I was impressed, not just by the Director’s foresight in ordering the breakfast, but by the poise she brought to her talk. It was not the Gettysburg Address, but I could tell looking around the room that her words mattered. She was what my mother would describe as “put together,” though it sounds less patronizing and sexist when she says it than when I write it. The Director was fiftyish and fit, if not necessarily thin. She wore a nicely tailored navy-blue skirt and jacket and a gold necklace of some sort. She looked professional, which I mean not in the bland, meaningless sense of the word, but rather that the people in the room looked to her and believed that she was someone who should be in charge.
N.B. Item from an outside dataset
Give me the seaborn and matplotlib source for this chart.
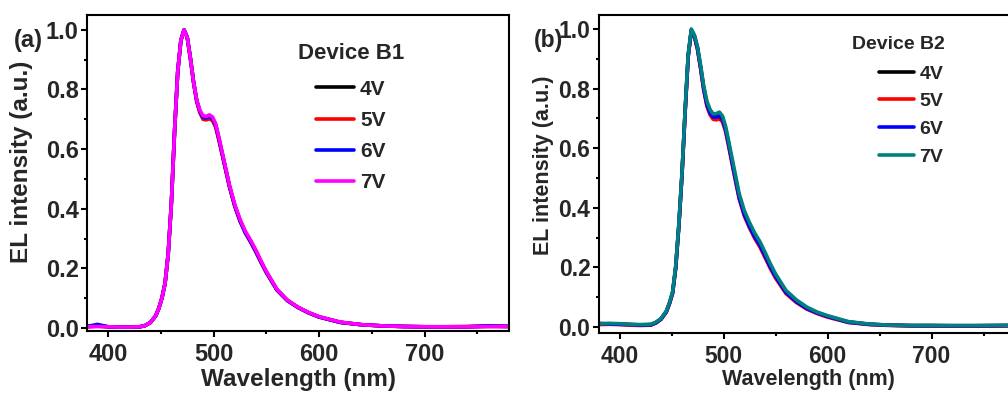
import numpy as np
import pandas as pd
import seaborn as sns
import matplotlib.pyplot as plt
from matplotlib.ticker import MultipleLocator

# wavelength grid (nm)
wavelength = [380, 390, 400, 410, 420, 430, 435, 440, 445, 448, 451, 454, 457, 460,
              463, 466, 469, 472, 475, 478, 481, 484, 487, 490, 493, 496, 499, 502,
              505, 510, 515, 520, 525, 530, 535, 540, 545, 550, 560, 570, 580, 590,
              600, 620, 640, 660, 680, 700, 720, 740, 760, 780]

voltages = ["4V", "5V", "6V", "7V"]

# Device B1 normalized EL spectra
b1_4v = [0.005, 0.008, 0.004, 0.003, 0.003, 0.004, 0.008, 0.018, 0.040, 0.065, 0.100, 0.150, 0.250, 0.420,
         0.660, 0.860, 0.965, 1.000, 0.975, 0.905, 0.825, 0.762, 0.725, 0.705, 0.703, 0.707, 0.700, 0.678,
         0.634, 0.555, 0.476, 0.411, 0.361, 0.321, 0.290, 0.257, 0.221, 0.187, 0.128, 0.092, 0.069, 0.051,
         0.037, 0.019, 0.011, 0.007, 0.005, 0.004, 0.004, 0.004, 0.006, 0.005]
b1_5v = [0.004, 0.006, 0.004, 0.003, 0.003, 0.004, 0.008, 0.018, 0.040, 0.065, 0.100, 0.150, 0.250, 0.420,
         0.660, 0.860, 0.965, 1.000, 0.975, 0.905, 0.824, 0.760, 0.722, 0.700, 0.698, 0.702, 0.695, 0.673,
         0.630, 0.552, 0.474, 0.409, 0.359, 0.320, 0.289, 0.256, 0.220, 0.186, 0.128, 0.092, 0.069, 0.051,
         0.037, 0.019, 0.011, 0.007, 0.005, 0.004, 0.004, 0.005, 0.005, 0.006]
b1_6v = [0.005, 0.012, 0.004, 0.003, 0.003, 0.004, 0.008, 0.018, 0.040, 0.065, 0.100, 0.150, 0.250, 0.420,
         0.660, 0.860, 0.965, 1.000, 0.975, 0.905, 0.825, 0.763, 0.727, 0.706, 0.705, 0.709, 0.702, 0.680,
         0.636, 0.556, 0.476, 0.411, 0.360, 0.320, 0.290, 0.257, 0.221, 0.187, 0.128, 0.092, 0.069, 0.051,
         0.037, 0.019, 0.011, 0.007, 0.005, 0.004, 0.004, 0.004, 0.007, 0.005]
b1_7v = [0.004, 0.005, 0.004, 0.003, 0.003, 0.004, 0.008, 0.018, 0.040, 0.065, 0.100, 0.150, 0.250, 0.420,
         0.660, 0.860, 0.965, 1.000, 0.975, 0.905, 0.825, 0.765, 0.730, 0.712, 0.710, 0.715, 0.708, 0.685,
         0.640, 0.560, 0.480, 0.415, 0.365, 0.325, 0.295, 0.262, 0.225, 0.190, 0.130, 0.093, 0.070, 0.052,
         0.038, 0.020, 0.011, 0.007, 0.005, 0.004, 0.004, 0.004, 0.005, 0.005]

# Device B2 normalized EL spectra
b2_4v = [0.010, 0.011, 0.010, 0.008, 0.007, 0.008, 0.015, 0.028, 0.052, 0.080, 0.115, 0.200, 0.340, 0.510,
         0.720, 0.910, 0.995, 0.975, 0.935, 0.870, 0.800, 0.750, 0.722, 0.708, 0.708, 0.712, 0.700, 0.665,
         0.614, 0.525, 0.438, 0.380, 0.340, 0.305, 0.278, 0.242, 0.205, 0.172, 0.118, 0.087, 0.064, 0.048,
         0.036, 0.017, 0.009, 0.006, 0.005, 0.005, 0.004, 0.004, 0.005, 0.005]
b2_5v = [0.008, 0.009, 0.008, 0.006, 0.005, 0.006, 0.013, 0.026, 0.050, 0.078, 0.113, 0.198, 0.338, 0.508,
         0.718, 0.908, 0.995, 0.973, 0.930, 0.865, 0.793, 0.740, 0.712, 0.697, 0.695, 0.699, 0.688, 0.655,
         0.604, 0.515, 0.430, 0.372, 0.332, 0.297, 0.268, 0.232, 0.196, 0.164, 0.112, 0.082, 0.060, 0.045,
         0.033, 0.015, 0.008, 0.005, 0.004, 0.003, 0.003, 0.003, 0.003, 0.004]
b2_6v = [0.012, 0.010, 0.009, 0.008, 0.006, 0.007, 0.014, 0.027, 0.051, 0.079, 0.114, 0.199, 0.339, 0.509,
         0.719, 0.909, 0.995, 0.975, 0.934, 0.869, 0.798, 0.746, 0.718, 0.704, 0.704, 0.708, 0.696, 0.662,
         0.610, 0.521, 0.435, 0.377, 0.337, 0.302, 0.274, 0.238, 0.201, 0.169, 0.116, 0.085, 0.062, 0.047,
         0.035, 0.016, 0.009, 0.006, 0.004, 0.004, 0.004, 0.004, 0.004, 0.005]
b2_7v = [0.011, 0.012, 0.011, 0.009, 0.008, 0.009, 0.016, 0.029, 0.054, 0.082, 0.118, 0.205, 0.345, 0.515,
         0.725, 0.915, 1.000, 0.980, 0.940, 0.877, 0.808, 0.758, 0.730, 0.715, 0.716, 0.721, 0.708, 0.673,
         0.622, 0.535, 0.448, 0.390, 0.350, 0.315, 0.286, 0.250, 0.212, 0.178, 0.123, 0.091, 0.067, 0.050,
         0.038, 0.018, 0.010, 0.006, 0.005, 0.005, 0.005, 0.005, 0.005, 0.006]

b1_colors = ["#000000", "#ff0000", "#0000ff", "#ff00ff"]
b2_colors = ["#000000", "#ff0000", "#0000ff", "#008080"]


def to_long(series_list):
    frames = []
    for v, vals in zip(voltages, series_list):
        frames.append(pd.DataFrame({"wavelength": wavelength, "intensity": vals, "voltage": v}))
    return pd.concat(frames, ignore_index=True)


df_b1 = to_long([b1_4v, b1_5v, b1_6v, b1_7v])
df_b2 = to_long([b2_4v, b2_5v, b2_6v, b2_7v])

sns.set_theme(style="ticks")
plt.rcParams["font.family"] = ["Liberation Sans", "DejaVu Sans"]
plt.rcParams["font.weight"] = "bold"
plt.rcParams["axes.labelweight"] = "bold"

fig = plt.figure(figsize=(10.08, 3.94), dpi=100)
ax1 = fig.add_axes([0.0863, 0.160, 0.4187, 0.802])
ax2 = fig.add_axes([0.594, 0.155, 0.4127, 0.807])


def style_axis(ax, ylim, label_size, tick_size, ylab_xy, xlab_xy):
    ax.set_xlim(380, 780)
    ax.set_ylim(*ylim)
    ax.xaxis.set_major_locator(MultipleLocator(100))
    ax.xaxis.set_minor_locator(MultipleLocator(50))
    ax.yaxis.set_major_locator(MultipleLocator(0.2))
    ax.yaxis.set_minor_locator(MultipleLocator(0.1))
    ax.tick_params(which="major", direction="out", length=4, width=1.5,
                   labelsize=tick_size, pad=2, color="black")
    ax.tick_params(axis="x", which="major", pad=4.5)
    ax.tick_params(which="minor", direction="out", length=2.5, width=1.5, color="black")
    ax.tick_params(top=False, right=False)
    for lab in ax.get_xticklabels() + ax.get_yticklabels():
        lab.set_fontweight("bold")
    for sp in ax.spines.values():
        sp.set_linewidth(1.5)
        sp.set_color("black")
        sp.set_visible(True)
    ax.set_xlabel("Wavelength (nm)", fontsize=label_size, fontweight="bold")
    ax.set_ylabel("EL intensity (a.u.)", fontsize=label_size, fontweight="bold")
    ax.yaxis.set_label_coords(*ylab_xy)
    ax.xaxis.set_label_coords(*xlab_xy)
    ax.yaxis.set_major_formatter(plt.FuncFormatter(lambda v, p: f"{v:.1f}"))


sns.lineplot(data=df_b1, x="wavelength", y="intensity", hue="voltage",
             palette=b1_colors, lw=2.6, sort=False, estimator=None, ax=ax1)
sns.lineplot(data=df_b2, x="wavelength", y="intensity", hue="voltage",
             palette=b2_colors, lw=2.6, sort=False, estimator=None, ax=ax2)

style_axis(ax1, (-0.01, 1.05), 17.5, 17, (-0.128, 0.535), (0.5, -0.117))
style_axis(ax2, (-0.02, 1.047), 15.5, 16.5, (-0.108, 0.528), (0.505, -0.112))

# legend of panel (a): title drawn as text, entries as legend
ax1.text(0.5, 0.877, "Device B1", transform=ax1.transAxes, fontsize=16,
         fontweight="bold", ha="left", va="center")
h1, l1 = ax1.get_legend_handles_labels()
leg1 = ax1.legend(h1, l1, loc="upper left", bbox_to_anchor=(0.543, 0.795),
                  frameon=False, fontsize=15, handlelength=1.8,
                  handletextpad=0.3, labelspacing=0.58, borderpad=0, borderaxespad=0)
for t in leg1.get_texts():
    t.set_fontweight("bold")

# legend of panel (b)
ax2.text(0.608, 0.906, "Device B2", transform=ax2.transAxes, fontsize=14,
         fontweight="bold", ha="left", va="center")
h2, l2 = ax2.get_legend_handles_labels()
leg2 = ax2.legend(h2, l2, loc="upper left", bbox_to_anchor=(0.673, 0.843),
                  frameon=False, fontsize=14, handlelength=1.8,
                  handletextpad=0.3, labelspacing=0.52, borderpad=0, borderaxespad=0)
for t in leg2.get_texts():
    t.set_fontweight("bold")

fig.text(14 / 1008, 1 - 40 / 394, "(a)", fontsize=17, fontweight="bold", va="center", ha="left")
fig.text(534 / 1008, 1 - 41 / 394, "(b)", fontsize=16.5, fontweight="bold", va="center", ha="left")

fig.savefig("out.png", dpi=100)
I had never thought much about leadership, but in that moment I had a sense that I had just seen it, and it felt different than what I had previously envisioned.

The free food mattered, too, not because the people in the room could not afford a good breakfast sandwich, but because they spent their days doing work that most of their friends and family could not understand, getting paid far less than their dafter college classmates who went to Wall Street or Silicon Valley. Finally someone had shown up and explained to them convincingly that what they were doing really mattered. It never would have dawned on me to do that. I was even more impressed when we climbed into the back of the Director’s car. She slumped against the seat and exhaled audibly. For the first time, I could see how much effort she had mustered to give her little breakfast talk. After a moment I said, “It’s reasonably good news, don’t you think?”

“I suppose,” she said quietly. The tone of her response ended the conversation for thirty seconds or so. Eventually she continued, “There’s no way to prepare a vaccine in the time we have?”

“Anything is possible,” I said. “But, yes, it’s hard to imagine how that would happen. We have no handle on who is most likely to get sick, so we would have to vaccinate everyone. That would be logistically difficult in ten days, even if we had a vaccine.”